TASK STATEMENT
Without the pictures, can you quote each line below exactly?

MATERIAL
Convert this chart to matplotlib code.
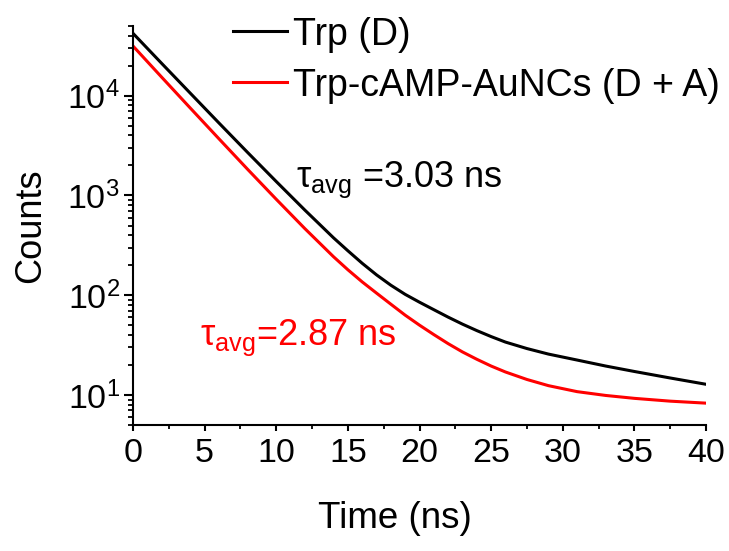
import numpy as np
import matplotlib
matplotlib.use('Agg')
from matplotlib import pyplot as plt
from matplotlib.ticker import LogLocator, MultipleLocator, NullFormatter

plt.rcParams['font.family'] = ['Liberation Sans', 'DejaVu Sans']
plt.rcParams['mathtext.fontset'] = 'custom'
plt.rcParams['mathtext.rm'] = 'Liberation Sans'
plt.rcParams['mathtext.it'] = 'Liberation Sans:italic'
plt.rcParams['mathtext.default'] = 'regular'

# decay curves (ns, counts)
time = [0, 2, 4, 6, 8, 10, 12, 14, 15, 16, 17, 18, 19, 20, 21, 22, 23, 24,
        25, 26, 27.5, 29, 31, 33, 35, 37.5, 40]
trp_counts = [42200, 21100, 10600, 5330, 2700, 1380, 713, 376, 279, 209, 160,
              126, 102, 85.1, 71.6, 60.3, 51.3, 44.2, 38.5, 33.9, 29.2, 25.7,
              22.4, 19.5, 17.2, 14.8, 12.8]
trp_aunc_counts = [31500, 15350, 7520, 3700, 1830, 916, 465, 243, 180, 136, 105,
                   81.3, 63.1, 50.1, 40.3, 32.7, 27.0, 22.8, 19.5, 17.0, 14.3,
                   12.4, 10.8, 9.89, 9.25, 8.67, 8.28]

labels = ['Trp (D)', 'Trp-cAMP-AuNCs (D + A)']
tau_labels = [r'$\tau_{avg}$ =3.03 ns', r'$\tau_{avg}$=2.87 ns']

fig = plt.figure(figsize=(7.29, 5.51), dpi=100)
ax = fig.add_axes([133 / 729, 1 - 425 / 551, 573 / 729, 399 / 551])

ax.plot(time, trp_counts, color='black', linewidth=2.2, label=labels[0])
ax.plot(time, trp_aunc_counts, color='#ff0000', linewidth=2.2, label=labels[1])

ax.set_yscale('log')
ax.set_xlim(0, 40)
ax.set_ylim(5, 5e4)

ax.spines['top'].set_visible(False)
ax.spines['right'].set_visible(False)
ax.spines['left'].set_linewidth(1.5)
ax.spines['bottom'].set_linewidth(1.5)

ax.xaxis.set_major_locator(MultipleLocator(5))
ax.xaxis.set_minor_locator(MultipleLocator(2.5))
ax.yaxis.set_major_locator(LogLocator(base=10, numticks=10))
ax.yaxis.set_minor_locator(LogLocator(base=10, subs=np.arange(2, 10), numticks=10))
ax.yaxis.set_minor_formatter(NullFormatter())

ax.tick_params(axis='x', which='major', direction='out', length=4.5, width=1.5, labelsize=24.5, pad=5)
ax.tick_params(axis='x', which='minor', direction='out', length=2.7, width=1.3)
ax.tick_params(axis='y', which='major', direction='out', length=6.5, width=1.5, labelsize=24.5, pad=3)
ax.tick_params(axis='y', which='minor', direction='out', length=3.5, width=1.3)

ax.set_xlabel('Time (ns)', fontsize=26.5)
ax.xaxis.set_label_coords(0.457, -0.19)
ax.set_ylabel('Counts', fontsize=26, labelpad=14)

ax.legend(loc='upper left', bbox_to_anchor=(233 / 729, 0.97), bbox_transform=fig.transFigure,
          frameon=False, fontsize=27, handlelength=1.45, handletextpad=0.15,
          labelspacing=0.4, borderpad=0, borderaxespad=0)

ax.text(0.2845, 0.596, tau_labels[0], transform=ax.transAxes, fontsize=26,
        color='black', va='baseline', ha='left')
ax.text(0.117, 0.2, tau_labels[1], transform=ax.transAxes, fontsize=26,
        color='#ff0000', va='baseline', ha='left')

plt.savefig('out.png', dpi=100)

RESULT
Convert this chart to matplotlib code.
import numpy as np
import matplotlib
matplotlib.use('Agg')
from matplotlib import pyplot as plt
from matplotlib.ticker import LogLocator, MultipleLocator, NullFormatter

plt.rcParams['font.family'] = ['Liberation Sans', 'DejaVu Sans']
plt.rcParams['mathtext.fontset'] = 'custom'
plt.rcParams['mathtext.rm'] = 'Liberation Sans'
plt.rcParams['mathtext.it'] = 'Liberation Sans:italic'
plt.rcParams['mathtext.default'] = 'regular'

# decay curves (ns, counts)
time = [0, 2, 4, 6, 8, 10, 12, 14, 15, 16, 17, 18, 19, 20, 21, 22, 23, 24,
        25, 26, 27.5, 29, 31, 33, 35, 37.5, 40]
trp_counts = [42200, 21100, 10600, 5330, 2700, 1380, 713, 376, 279, 209, 160,
              126, 102, 85.1, 71.6, 60.3, 51.3, 44.2, 38.5, 33.9, 29.2, 25.7,
              22.4, 19.5, 17.2, 14.8, 12.8]
trp_aunc_counts = [31500, 15350, 7520, 3700, 1830, 916, 465, 243, 180, 136, 105,
                   81.3, 63.1, 50.1, 40.3, 32.7, 27.0, 22.8, 19.5, 17.0, 14.3,
                   12.4, 10.8, 9.89, 9.25, 8.67, 8.28]

labels = ['Trp (D)', 'Trp-cAMP-AuNCs (D + A)']
tau_labels = [r'$\tau_{avg}$ =3.03 ns', r'$\tau_{avg}$=2.87 ns']

fig = plt.figure(figsize=(7.29, 5.51), dpi=100)
ax = fig.add_axes([133 / 729, 1 - 425 / 551, 573 / 729, 399 / 551])

ax.plot(time, trp_counts, color='black', linewidth=2.2, label=labels[0])
ax.plot(time, trp_aunc_counts, color='#ff0000', linewidth=2.2, label=labels[1])

ax.set_yscale('log')
ax.set_xlim(0, 40)
ax.set_ylim(5, 5e4)

ax.spines['top'].set_visible(False)
ax.spines['right'].set_visible(False)
ax.spines['left'].set_linewidth(1.5)
ax.spines['bottom'].set_linewidth(1.5)

ax.xaxis.set_major_locator(MultipleLocator(5))
ax.xaxis.set_minor_locator(MultipleLocator(2.5))
ax.yaxis.set_major_locator(LogLocator(base=10, numticks=10))
ax.yaxis.set_minor_locator(LogLocator(base=10, subs=np.arange(2, 10), numticks=10))
ax.yaxis.set_minor_formatter(NullFormatter())

ax.tick_params(axis='x', which='major', direction='out', length=4.5, width=1.5, labelsize=24.5, pad=5)
ax.tick_params(axis='x', which='minor', direction='out', length=2.7, width=1.3)
ax.tick_params(axis='y', which='major', direction='out', length=6.5, width=1.5, labelsize=24.5, pad=3)
ax.tick_params(axis='y', which='minor', direction='out', length=3.5, width=1.3)

ax.set_xlabel('Time (ns)', fontsize=26.5)
ax.xaxis.set_label_coords(0.457, -0.19)
ax.set_ylabel('Counts', fontsize=26, labelpad=14)

ax.legend(loc='upper left', bbox_to_anchor=(233 / 729, 0.97), bbox_transform=fig.transFigure,
          frameon=False, fontsize=27, handlelength=1.45, handletextpad=0.15,
          labelspacing=0.4, borderpad=0, borderaxespad=0)

ax.text(0.2845, 0.596, tau_labels[0], transform=ax.transAxes, fontsize=26,
        color='black', va='baseline', ha='left')
ax.text(0.117, 0.2, tau_labels[1], transform=ax.transAxes, fontsize=26,
        color='#ff0000', va='baseline', ha='left')

plt.savefig('out.png', dpi=100)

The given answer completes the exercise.